A criação da ópera não foi pacífica. O coro da Opéra-Comique, onde a peça estreou a 3 de março de 1875, opôs-se desde o início à encenação. Recusavam-se a executar ações individuais em palco, como acender cigarros ou representar lutas físicas. Consideravam que isso deturpava o seu papel coletivo. Os cantores do elenco principal, porém, defenderam a inovação da peça e ameaçaram abandonar o projeto se o coro e a orquestra não colaborassem.

A estreia foi um fracasso. A crítica acusou a música de ser demasiado sombria, com harmonias modernas, desprovida de “melodia”. O enredo foi considerado “imoral” por mostrar uma mulher emancipada, trabalhadora, que se envolve com vários homens e desafia os códigos morais da sociedade. Carmen foi vista como uma ameaça ao modelo de feminilidade submissa e idealizada.

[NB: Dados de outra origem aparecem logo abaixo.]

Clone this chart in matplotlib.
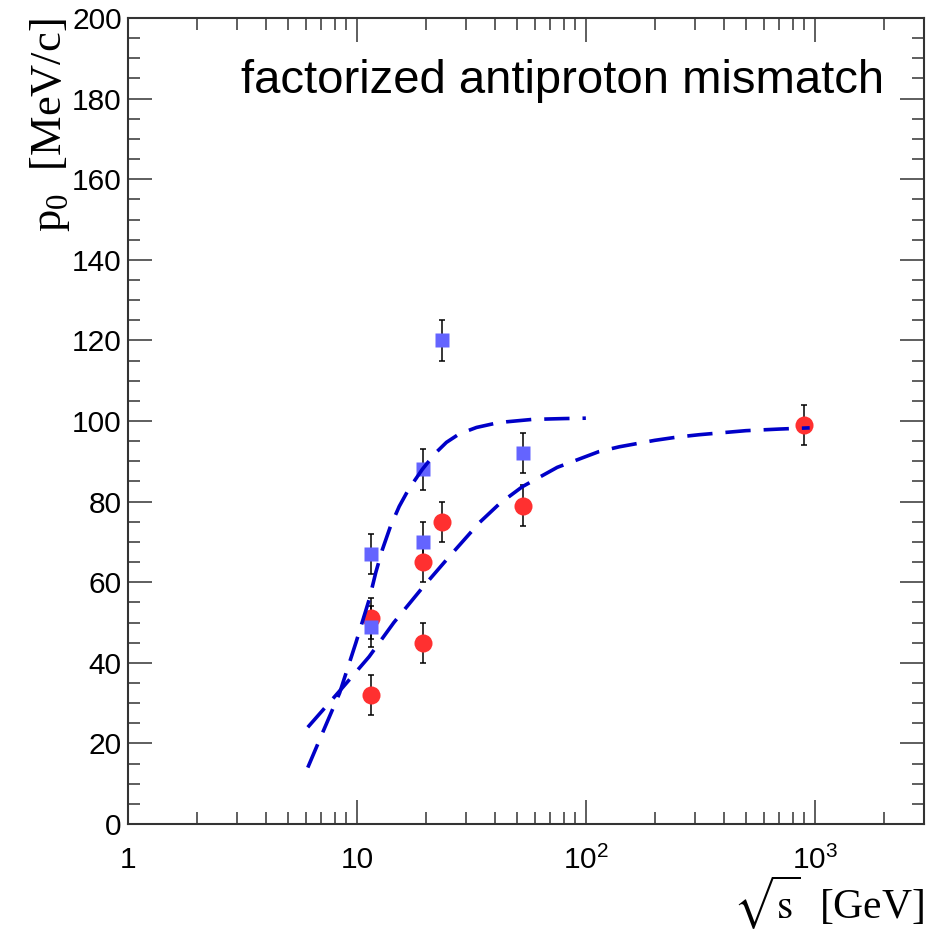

Georges Bizet morreu três meses depois, a 3 de junho de 1875, sem saber que a sua obra se tornaria uma das mais interpretadas de sempre. Quando Carmen foi reapresentada em Viena, em 1883, já traduzida para alemão, o público reagiu com entusiasmo. A partir daí, nunca mais saiu do repertório internacional.

Um Escândalo Que Se Tornou Eterno

A longevidade de Carmen explica-se pela sua qualidade musical — uma partitura inovadora, rica em cor e emoção — mas também pela atualidade do seu conflito. A ópera continua a comover porque nos confronta com temas ainda dolorosamente presentes: a liberdade feminina, a obsessão masculina, o ciúme que conduz à violência.

Carmen não é uma heroína trágica no sentido clássico: é uma mulher que vive de acordo com os seus próprios princípios, que escolhe amar — e desamar — livremente. E que paga com a vida essa ousadia. A sua morte às mãos de Don José é o clímax dramático, mas também o retrato de um feminicídio, tema tão relevante hoje como em 1875.

Em Portugal, esta digressão da Hesperian Symphony Orchestra provou que há óperas que não envelhecem: reinventam-se a cada nova interpretação. E o público aplaudiu de pé!